Reuters Health Information (2010-11-23): Simple blood tests predict mortality following liver resection
Simple blood tests predict mortality following liver resection
Last Updated: 2010-11-23 13:35:26 -0400 (Reuters Health)
NEW YORK (Reuters Health) - A set of three simple preoperative tests may predict in-hospital death following hepatectomy, according to a study published in the November issue of Archives of Surgery.
Many previous studies have identified factors postoperatively that contribute to death after liver resection, the investigators say. However, their study has identified a set of tests done before surgery that predict mortality and can be used to decide who should -- and should not -- have the operation immediately.
"Our experience showed that preoperative liver function tests and coagulation as well as evaluation of liver capacity predict the mortality rate in patients requiring right-sided major or an extended major liver resection with extra-hepatic bile duct resection," lead author Dr. Elie Housseau-Oussoultzoglou at Hautepierre University Hospital in Strasburg, France told Reuters Health in an email. "All these biological parameters are easily available and measurable preoperatively in a simple blood sample."
Though the study found several pre-operative measures that were predictive of mortality, hepatic resections are extremely complicated procedures in a widely varying patient population. Considering the high mortality rate already established with these operations, it 's not surprising that a retrospective review would uncover a few significant measures, said Dr. William Jarnagin, chief of the Hepatopancreatobiliary Service at Memorial Sloan-Kettering Cancer Center in New York City.
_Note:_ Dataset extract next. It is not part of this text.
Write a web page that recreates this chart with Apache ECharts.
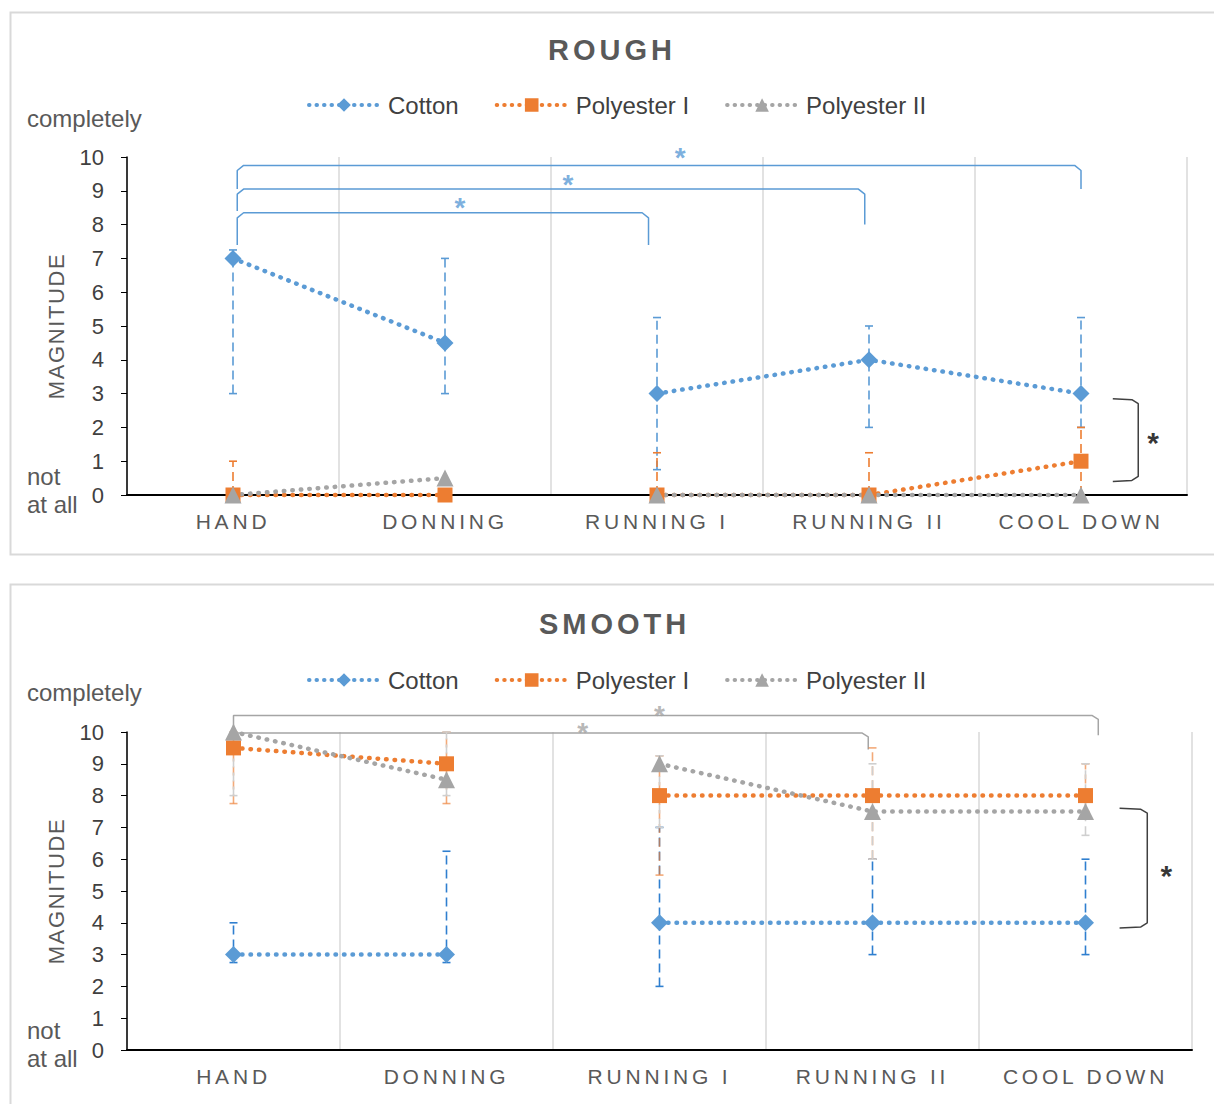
<!DOCTYPE html>
<html><head><meta charset="utf-8">
<script src="https://cdn.jsdelivr.net/npm/echarts@6/dist/echarts.min.js"></script>
<style>html,body{margin:0;padding:0;background:#fff}#c{width:1214px;height:1104px}</style>
</head><body><div id="c"></div>
<script>
const categories = ['HAND', 'DONNING', 'RUNNING I', 'RUNNING II', 'COOL DOWN'];
const yTicks = [0,1,2,3,4,5,6,7,8,9,10];
const seriesNames = ['Cotton', 'Polyester I', 'Polyester II'];

// ROUGH
const roughCotton     = [7, 4.5, 3, 4, 3];
const roughCottonLow  = [3, 3, 0.75, 2, 2];
const roughCottonHigh = [7.25, 7, 5.25, 5, 5.25];
const roughPolyI      = [0, 0, 0, 0, 1];
const roughPolyILow   = [0, 0, 0, 0, 0];
const roughPolyIHigh  = [1, 0, 1.25, 1.25, 2];
const roughPolyII     = [0, 0.5, 0, 0, 0];
const roughPolyIILow  = [0, 0.5, 0, 0, 0];
const roughPolyIIHigh = [0, 0.5, 0, 0, 0];

// SMOOTH
const smoothCotton     = [3, 3, 4, 4, 4];
const smoothCottonLow  = [2.75, 2.75, 2, 3, 3];
const smoothCottonHigh = [4, 6.25, 7, 6, 6];
const smoothPolyI      = [9.5, 9, 8, 8, 8];
const smoothPolyILow   = [7.75, 7.75, 5.5, 6, 7.5];
const smoothPolyIHigh  = [10, 10, 9.25, 9.5, 9];
const smoothPolyII     = [10, 8.5, 9, 7.5, 7.5];
const smoothPolyIILow  = [8, 8, 7, 6, 6.75];
const smoothPolyIIHigh = [10, 10, 9.25, 9, 9];

// significance brackets, in [category position, value]
const roughBrackets = [
  [[0.02, 7.4], [0.02, 8.2], [0.05, 8.35], [1.93, 8.35], [1.96, 8.2], [1.96, 7.4]],
  [[0.02, 8.4], [0.02, 8.9], [0.05, 9.05], [2.95, 9.05], [2.98, 8.9], [2.98, 8.0]],
  [[0.02, 9.05], [0.02, 9.6], [0.05, 9.75], [3.97, 9.75], [4.0, 9.6], [4.0, 9.05]]
];
const roughStars = [[1.07, 8.5], [1.58, 9.18], [2.11, 9.98]];
const roughSide = [[4.15, 2.85], [4.24, 2.82], [4.27, 2.7], [4.27, 0.55], [4.24, 0.43], [4.15, 0.4]];
const roughSideStar = [[4.34, 1.55]];

const smoothBrackets = [
  [[0.0, 10.0], [0.0, 10.52], [4.03, 10.52], [4.06, 10.4], [4.06, 9.9]],
  [[0.0, 9.97], [2.95, 9.97], [2.98, 9.85], [2.98, 9.45]]
];
const smoothStars = [[2.0, 10.52], [1.64, 9.98]];
const smoothSide = [[4.16, 7.6], [4.26, 7.57], [4.29, 7.45], [4.29, 4.0], [4.26, 3.87], [4.16, 3.84]];
const smoothSideStar = [[4.38, 5.5]];

const FONT = 'Liberation Sans';
const BLUE = '#5b9bd5', ORANGE = '#ed7d31', GRAY = '#a5a5a5';

function lineSegs(name, values, color, symbol, size, gi) {
  const segA = values.map((v, i) => i <= 1 ? v : null);
  const segB = values.map((v, i) => i >= 2 ? v : null);
  return [segA, segB].map(d => ({
    type: 'line', name: name, xAxisIndex: gi, yAxisIndex: gi, data: d,
    symbol: symbol, symbolSize: size, showSymbol: true, connectNulls: false,
    itemStyle: {color: color},
    lineStyle: {color: color, width: 4.5, type: [0.5, 8], cap: 'round'},
    z: 3, animation: false, clip: false
  }));
}

function errSeries(low, high, color, gi) {
  const data = categories.map((c, i) => [i, low[i], high[i]]);
  return {
    type: 'custom', xAxisIndex: gi, yAxisIndex: gi, data: data, z: 2, silent: true,
    encode: {x: 0, y: [1, 2]}, animation: false, clip: false,
    renderItem: function (params, api) {
      const x = api.value(0), lo = api.value(1), hi = api.value(2);
      if (lo === hi) return {type: 'group', children: []};
      const p1 = api.coord([x, lo]), p2 = api.coord([x, hi]);
      const st = {stroke: color, lineWidth: 1.6, lineDash: [9, 5], fill: null};
      const cs = {stroke: color, lineWidth: 1.6, fill: null};
      return {type: 'group', children: [
        {type: 'line', shape: {x1: p1[0], y1: p1[1], x2: p2[0], y2: p2[1]}, style: st},
        {type: 'line', shape: {x1: p1[0] - 4, y1: p1[1], x2: p1[0] + 4, y2: p1[1]}, style: cs},
        {type: 'line', shape: {x1: p2[0] - 4, y1: p2[1], x2: p2[0] + 4, y2: p2[1]}, style: cs}
      ]};
    }
  };
}

function bracket(pts, color, gi) {
  return {type: 'line', xAxisIndex: gi + 2, yAxisIndex: gi, data: pts, symbol: 'none',
    lineStyle: {color: color, width: 1.5}, clip: false, silent: true, animation: false, z: 1};
}
function stars(pts, color, gi, bold, size) {
  return {type: 'scatter', xAxisIndex: gi + 2, yAxisIndex: gi, data: pts, symbolSize: 1,
    itemStyle: {color: 'rgba(0,0,0,0)'}, silent: true, animation: false, clip: false, z: 4,
    label: {show: true, position: 'inside', formatter: '*', color: color,
      fontSize: size, fontWeight: bold ? 'bold' : 'normal', fontFamily: FONT}};
}

function xAx(gi) {
  return {type: 'category', gridIndex: gi, data: categories, boundaryGap: true,
    axisLine: {onZero: false, lineStyle: {color: '#000', width: 2}}, axisTick: {show: false},
    axisLabel: {fontSize: 21, color: '#595959', margin: 16, fontFamily: FONT},
    splitLine: {show: true, lineStyle: {color: '#d9d9d9', width: 1.5}}};
}
function yAx(gi) {
  return {type: 'value', gridIndex: gi, min: 0, max: 10, interval: 1,
    axisLine: {show: true, onZero: false, lineStyle: {color: '#000', width: 1.5}},
    axisTick: {show: true, length: 6, lineStyle: {color: '#000'}},
    axisLabel: {fontSize: 22, color: '#404040', margin: 23, fontFamily: FONT,
      formatter: v => String(yTicks[v])},
    splitLine: {show: false},
    name: 'MAGNITUDE', nameLocation: 'middle', nameGap: 60, nameRotate: 90,
    nameTextStyle: {fontSize: 22, color: '#595959', fontFamily: FONT}};
}
function legend(top) {
  return {data: seriesNames, top: top, left: 302, itemWidth: 70, itemHeight: 17, itemGap: 36,
    lineStyle: {width: 4, type: [0.5, 7], cap: 'round'},
    textStyle: {fontSize: 24, color: '#404040', fontFamily: FONT, padding: [0, 0, 0, 4]}, selectedMode: false};
}
function sideText(txt, top) {
  return {type: 'text', left: 27, top: top, style: {text: txt, fontSize: 24, fill: '#595959', fontFamily: FONT}};
}

const series = [].concat(
  errSeries(roughCottonLow, roughCottonHigh, BLUE, 0),
  errSeries(roughPolyILow, roughPolyIHigh, ORANGE, 0),
  errSeries(roughPolyIILow, roughPolyIIHigh, '#c9c9c9', 0),
  lineSegs('Cotton', roughCotton, BLUE, 'diamond', 17, 0),
  lineSegs('Polyester I', roughPolyI, ORANGE, 'rect', 15, 0),
  lineSegs('Polyester II', roughPolyII, GRAY, 'triangle', 17, 0),
  roughBrackets.map(b => bracket(b, BLUE, 0)),
  stars(roughStars, BLUE, 0, true, 28),
  bracket(roughSide, '#404040', 0),
  stars(roughSideStar, '#000', 0, true, 30),

  errSeries(smoothCottonLow, smoothCottonHigh, '#2f7fcf', 1),
  errSeries(smoothPolyILow, smoothPolyIHigh, 'rgba(237,125,49,0.65)', 1),
  errSeries(smoothPolyIILow, smoothPolyIIHigh, '#cfcfcf', 1),
  lineSegs('Cotton', smoothCotton, BLUE, 'diamond', 17, 1),
  lineSegs('Polyester I', smoothPolyI, ORANGE, 'rect', 15, 1),
  lineSegs('Polyester II', smoothPolyII, GRAY, 'triangle', 17, 1),
  smoothBrackets.map(b => bracket(b, GRAY, 1)),
  stars(smoothStars, GRAY, 1, true, 28),
  bracket(smoothSide, '#404040', 1),
  stars(smoothSideStar, '#000', 1, true, 30)
);

const chart = echarts.init(document.getElementById('c'), null, {renderer: 'svg'});
chart.setOption({
  animation: false,
  backgroundColor: '#fff',
  title: [
    {text: 'ROUGH', left: 543, top: 30, textStyle: {fontSize: 29, fontWeight: 'bold', color: '#595959', fontFamily: FONT}},
    {text: 'SMOOTH', left: 534, top: 604, textStyle: {fontSize: 29, fontWeight: 'bold', color: '#595959', fontFamily: FONT}}
  ],
  legend: [legend(88), legend(663)],
  grid: [
    {left: 127, top: 157, width: 1060, height: 338},
    {left: 127, top: 732, width: 1065, height: 318}
  ],
  xAxis: [xAx(0), xAx(1),
    {type: 'value', gridIndex: 0, min: -0.5, max: 4.5, show: false},
    {type: 'value', gridIndex: 1, min: -0.5, max: 4.5, show: false}],
  yAxis: [yAx(0), yAx(1)],
  graphic: [
    {type: 'rect', left: 8, top: 10, shape: {width: 1205, height: 542}, style: {fill: 'none', stroke: '#d9d9d9', lineWidth: 2}, z: -1},
    {type: 'rect', left: 8, top: 582, shape: {width: 1205, height: 600}, style: {fill: 'none', stroke: '#d9d9d9', lineWidth: 2}, z: -1},
    sideText('completely', 106), sideText('not', 464), sideText('at all', 492),
    sideText('completely', 680), sideText('not', 1018), sideText('at all', 1046)
  ],
  series: series
});

// letter spacing for the spaced-out labels (real text kept)
const spacing = {'ROUGH': 4, 'SMOOTH': 4, 'MAGNITUDE': 1.6};
categories.forEach(c => spacing[c] = 3.8);
function applySpacing() {
  document.querySelectorAll('#c svg text').forEach(t => {
    const s = spacing[t.textContent];
    if (s !== undefined) t.setAttribute('letter-spacing', s);
  });
}
applySpacing();
chart.on('finished', applySpacing);
</script></body></html>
"These are big operations and they're performed on patients with advanced cancers so there is a lot of morbidity," said Dr. Jarnagin, who was not involved in the study. "It's complicated to analyze (and) there are a lot of factors, so to pick one or two things, even though they might be significant, is not a simple thing at all."
Dr. Jarnagin added that several of the pre-operative tests the authors suggest are already done on a routine basis by many clinicians.
The study retrospectively reviewed the preoperative evaluation of 67 patients without cirrhosis undergoing liver resection of at least four contiguous liver segments.
More than half of the patients (n=35) had co-morbidities prior to their operation, most commonly hypertension and cardiovascular disease.
The main outcome measure was postoperative mortality, which included intraoperative death, death within 90 days after surgery and in-hospital death.
In the series, all of the postoperative deaths (7%) were related to liver failure, which was mainly associated with the extent of liver resection and the inability of the liver to regenerate, the investigators report`.
On univariate analysis, five factors were associated with higher postoperative mortality: serum alanine aminotransferase (ALT) level > 40 U/L, preoperative prothrombin (PT) ratio less than 70%, a preoperative indocyanine green retention rate at 15 minutes (ICGR-15) greater than 15%, preoperative biliary drainage, and extrahepatic bile duct resection.
Based on the results of their multivariate analysis, the authors propose that patients who have two or more risk factors based on ICGR-15, PT ratio, and ALT level should not have surgery. Surgery can proceed in patients with one risk factor, they suggest, although mortality rates will be higher than 5%.
"In patients with altered preoperative liver tests and function, the initially planned surgery should be postponed, until full recovery of the biological parameters," Dr. Elie Housseau-Oussoultzoglou said. "During this interval a palliative anti-tumoral therapy is administered to avoid disease progression.
"Considering the high expected risk of lethal liver failure it would be preferable to survive few months with a chronic disease instead (of dying) within a thirty-day hospital stay," Dr. Housseau-Oussoultzoglou added.